I always want to see what’s at the end of roads. Not that I believe that the end itself is going to be terribly interesting, (and those of you who have observed road endings are sure to concur), but because I believe that the getting to the end of the road will enable me to witness wonderful things while I'm getting there, to be in places I’ve never been before. And I LOVE that feeling.
Sometimes my life seems so stagnant. (Well, more often than not, actually.) I drive on the same road the same distance at the same speed the same times every day, and some days I just want to turn my wheels an unexpected direction and break, if only for a short time, into completely unknown territory.
I want to drive to the end of the road I discovered the other day on my lunch break. It went past a newish sort of church, and then just kept on going past fields & stables, silos & horses. I wondered if, when I reached the final foot of asphalt, I’d end up in a place I knew, or if I’d be faced with one of those yellow arrow signs giving me a sharp choice: left or right, neither way known, making the direction hard to choose. I would want to take both roads.
Maybe someday I’ll have the time (and the gas) I need to keep going. I could end up in Payson, or I could go all the way out to West Mountain (or beyond) without passing a single landmark I knew.
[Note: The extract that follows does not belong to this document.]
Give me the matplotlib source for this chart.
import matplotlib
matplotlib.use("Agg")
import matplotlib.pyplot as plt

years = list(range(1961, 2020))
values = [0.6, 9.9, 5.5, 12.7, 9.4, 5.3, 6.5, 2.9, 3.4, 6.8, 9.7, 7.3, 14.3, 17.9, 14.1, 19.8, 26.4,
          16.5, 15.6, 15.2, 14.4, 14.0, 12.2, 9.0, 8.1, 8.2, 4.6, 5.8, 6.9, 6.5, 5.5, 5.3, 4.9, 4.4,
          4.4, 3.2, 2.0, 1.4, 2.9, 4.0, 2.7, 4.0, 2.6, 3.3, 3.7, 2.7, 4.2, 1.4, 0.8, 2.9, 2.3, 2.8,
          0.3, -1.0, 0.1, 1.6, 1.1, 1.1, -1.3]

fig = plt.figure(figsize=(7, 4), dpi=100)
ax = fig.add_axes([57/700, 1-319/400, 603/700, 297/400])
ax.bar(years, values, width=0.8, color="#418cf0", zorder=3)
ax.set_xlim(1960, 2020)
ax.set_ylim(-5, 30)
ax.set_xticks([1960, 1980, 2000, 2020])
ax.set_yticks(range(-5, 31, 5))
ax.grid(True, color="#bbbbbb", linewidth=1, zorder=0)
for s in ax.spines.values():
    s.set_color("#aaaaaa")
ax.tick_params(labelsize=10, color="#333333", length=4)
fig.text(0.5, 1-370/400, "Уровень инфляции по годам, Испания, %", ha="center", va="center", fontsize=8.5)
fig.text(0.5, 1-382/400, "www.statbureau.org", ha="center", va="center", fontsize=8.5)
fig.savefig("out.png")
I could keep going to the coast, and then head north into Canada, and then east through it, back down south into the US, tracing and backtracking and networking all the roads together until they sat like an enormous web of interlinked places in my head.
I wonder if I’d come away different, if part of myself would wear off along the pavement, or if the dust of the road would become an indelible part of my skin.
I think—I’m almost positive—that I’d discover that there are no real ends to the roads, only continual change and beginnings, and that in the end, the main thing I’d find would be me.
(Sorry—I know this undercuts everything, but doesn’t that last sentence sound like something out of a Disney movie? Hahaha! Oh, I can be dull. :^))
3 comments:
Two roads diverged in a yellow wood
And I, I took the one less travelled by
And that has made all the difference.
Your last line sounds more like the Wizard of Oz to me. :)
I think roads, both familiar and unknown, are what you make them. I walk (sometimes run) the same path to the train station every weekday, but I still feel like I'm seeing some plants and people for the first time.
One of my favorite poems, Lindsay.
And Kim, that's a good point. So, instead of seeing the familiar each time I go somewhere, I should look for the unfamiliar, or the things I always pass by without really paying much attention.